Gardening – Hard work bearing fruit

I must confess, aside from picking, bottling and preserving the bounty from my garden, it gets very little attention at this time of year, and with the warm, humid conditions, it is starting to look like a tropical jungle. Having said that, with the vast amounts of fruit and veggies that are produced at this time of year, there is little time for anything else! Just one grapevine provides nearly 30kg of fruit, each plum tree does the same, if not more and with peaches, apples, figs and pears and more following, plus tomatoes, greens and beans by the bucketful, it’s nearly a full-time job!

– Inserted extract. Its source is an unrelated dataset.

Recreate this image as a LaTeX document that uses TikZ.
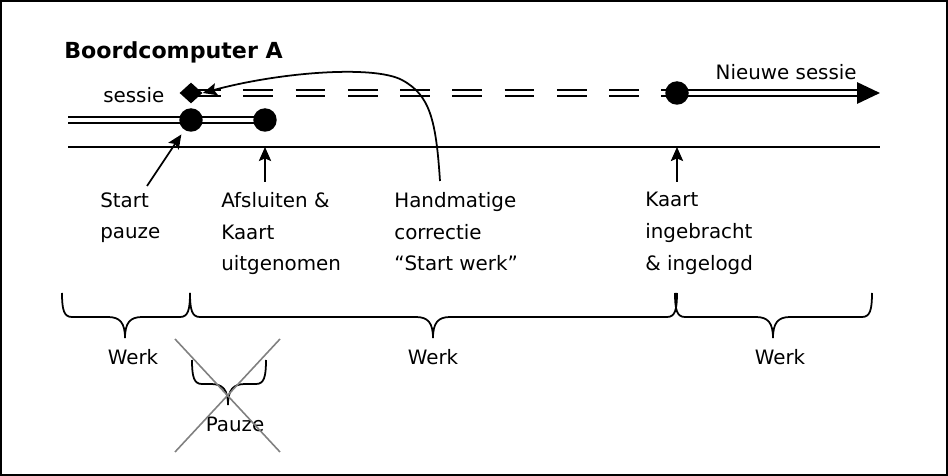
\documentclass[tikz,border=0pt]{standalone}
\usepackage{fontspec}
\setmainfont{DejaVu Sans}
\usetikzlibrary{arrows.meta,shapes.geometric,backgrounds}

\newcommand{\accolade}[4]{%
  \draw[klamp] (#1,#4) .. controls (#1,#4+17) and (#1+2,#4+24) .. (#1+10,#4+24)
    -- (#2-17,#4+24) .. controls (#2-5,#4+24) and (#2,#4+30) .. (#2,#4+45)
    .. controls (#2,#4+30) and (#2+5,#4+24) .. (#2+17,#4+24)
    -- (#3-10,#4+24) .. controls (#3-2,#4+24) and (#3,#4+17) .. (#3,#4);}

\begin{document}
\begin{tikzpicture}[
  x=0.02cm, y=-0.02cm,
  font=\fontsize{11.3}{18}\selectfont,
  >={Stealth[length=8pt, width=7pt, inset=1.5pt]},
  dot/.style={circle, fill, inner sep=0pt, minimum size=0.47cm},
  ruit/.style={diamond, fill, inner sep=0pt, minimum width=0.46cm, minimum height=0.42cm},
  lbl/.style={anchor=north west, inner sep=0pt, align=left},
  sessie/.style={double, line width=1.35pt, double distance=1.9pt},
  pijl/.style={->, line width=1pt},
  klamp/.style={line width=1pt},
  kruis/.style={draw=gray, line width=0.9pt}
]
  \useasboundingbox (0,0) rectangle (948,476);
  \draw[line width=1pt] (1,1) rectangle (947,475);

  \node[anchor=base west, inner sep=0pt, font=\fontsize{12.6}{14}\selectfont\bfseries] (titel) at (64,59) {Boordcomputer A};
  \node[anchor=base west, inner sep=0pt] (sessielbl) at (103,103) {sessie};
  \node[anchor=base east, inner sep=0pt] (nieuwlbl) at (857,80) {Nieuwe sessie};

  \coordinate (sstart) at (68,120);
  \coordinate (send) at (880,93);
  \coordinate (as) at (68,147);
  \coordinate (ae) at (880,147);

  \node[dot] (pauze) at (191,120) {};
  \node[dot] (afsl) at (265,120) {};
  \node[ruit] (corr) at (191,93) {};
  \node[dot] (nieuw) at (677,93) {};

  \begin{scope}[on background layer]
    \draw[sessie] (sstart) -- (pauze.center) -- (afsl.center);
    \draw[sessie, dash pattern=on 17pt off 12.75pt] (corr.center) -- (nieuw.center);
    \draw[sessie, -{Triangle[length=13pt, width=12pt]}] (nieuw.center) -- (send);
    \draw[line width=1.1pt] (as) -- (ae);
  \end{scope}

  \node[lbl] (startlbl) at (100,192) {Start\\pauze};
  \node[lbl] (afsllbl) at (221,192) {Afsluiten \&\\Kaart\\uitgenomen};
  \node[lbl] (corrlbl) at (394,192) {Handmatige\\correctie\\“Start werk”};
  \node[lbl] (kaartlbl) at (645,192) {Kaart\\ingebracht\\\& ingelogd};

  \coordinate (startvoet) at (147,186);
  \coordinate (afslvoet) at (265,182);
  \coordinate (kaartvoet) at (677,182);
  \coordinate (corrvoet) at (440,181);
  \coordinate (corrbocht) at (402,80);

  \draw[pijl, shorten >=3pt] (startvoet) -- (pauze);
  \draw[pijl] (afslvoet) -- (afslvoet |- ae);
  \draw[pijl] (kaartvoet) -- (kaartvoet |- ae);
  \draw[pijl] (corrvoet) .. controls (436,120) and (430,95) .. (corrbocht)
    .. controls (374,65) and (280,72) .. (corr.east);

  \accolade{62}{125}{190}{293}
  \accolade{190}{433}{677}{293}
  \accolade{675}{773}{872}{293}
  \node[anchor=base, inner sep=0pt] (werk1) at (133,365) {Werk};
  \node[anchor=base, inner sep=0pt] (werk2) at (433,365) {Werk};
  \node[anchor=base, inner sep=0pt] (werk3) at (780,365) {Werk};

  \accolade{192}{228}{266}{360}
  \node[anchor=base, inner sep=0pt] (pauzelbl) at (235,432) {Pauze};
  \draw[kruis] (175,339) -- (280,452);
  \draw[kruis] (280,339) -- (175,452);
\end{tikzpicture}
\end{document}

I often think back to my childhood at this time of year; the youngest son of Dutch immigrants, some of my earliest memories are of mum and my two sisters in the kitchen ladling steaming stone-fruit into Agee jars, with dad, me and as many of my brothers that could be caught in time (they’d be out the door and on their bikes pretty quick once the boxes of fruit came in) around the kitchen table cutting as fast as we could to keep up. It was a real production line! As a youngster, my job was sorting and cutting the really ripe fruit as these had to be stewed separately. The ripest fruit were also the sweetest though, so with my sweet tooth it was pretty much one for me, one for the pot. These days I bottle using Stevia instead of sugar, saving my teeth (a bit late really) and my waistline (less said about that the better).

I don’t know if mum’s prodigious garden suffered from neglect over this busy time, but as she used to get up at about 5.30 every morning to garden in summer – probably not. However, she had six kids to feed on one wage in the sixties, so it was vital that the crops kept coming in. It’s a bit different for us some 50 years later. With bountiful fresh, well-grown produce all around us at pretty reasonable prices, typically much smaller families (we’ve only got one mostly carnivorous teenager left at home) and busy parents often working long hours, there is much less need to be in the garden.

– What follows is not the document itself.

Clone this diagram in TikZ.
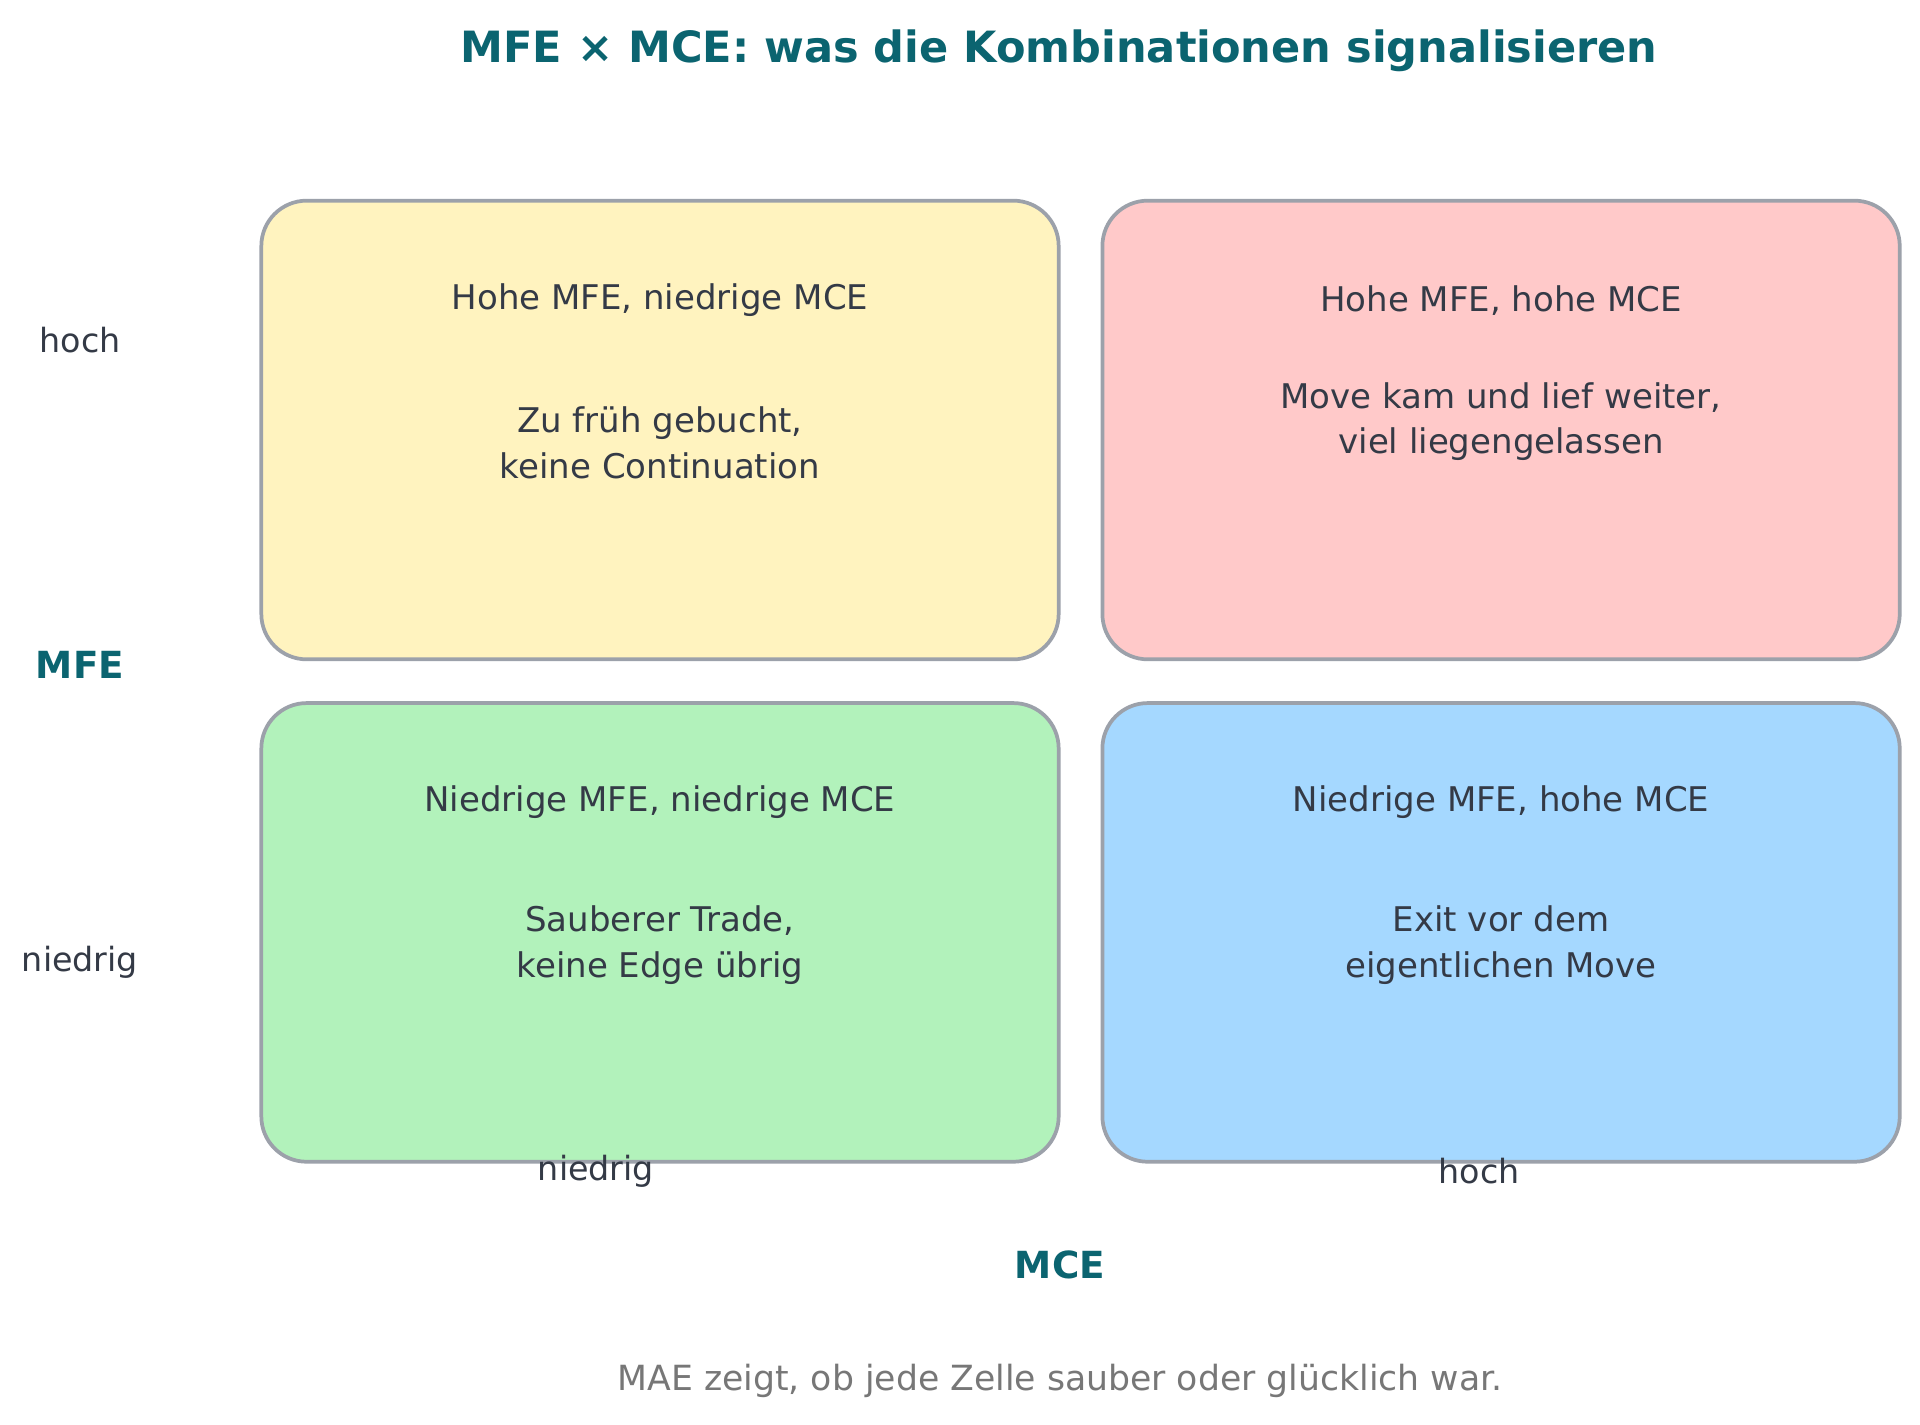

So why do we do it? For the sheer pleasure it provides. There are few things that make you feel as content, relaxed and as one with nature than gardening. The buzz you get when a fat crop of kumara are lifted, the taste sensation of a freshly picked sun-warmed strawberry, the gentle tug that your fingers must do to get the raspberries picked without damaging them, the juicy sweetness of a fully ripe plum or the thrill of the first of the season’s asparagus – unbeatable!

Even the tedious jobs can provide benefits. I find pulling weeds (big enough to see the progress you’ve made but just before they set seed) to be very therapeutic and some of my best marketing and business ideas come to me during an hour’s weeding. Pruning in winter is another task that I enjoy; the physicality gets the blood flowing when otherwise you’d be stuck inside watching TV.

So, now that I’ve procrastinated inside long enough to avoid another hot day, it’s time to take advantage of the cooler evening and start whipping my garden back into shape for the productive autumn season coming. Time to get some more salad greens and those brassicas planted!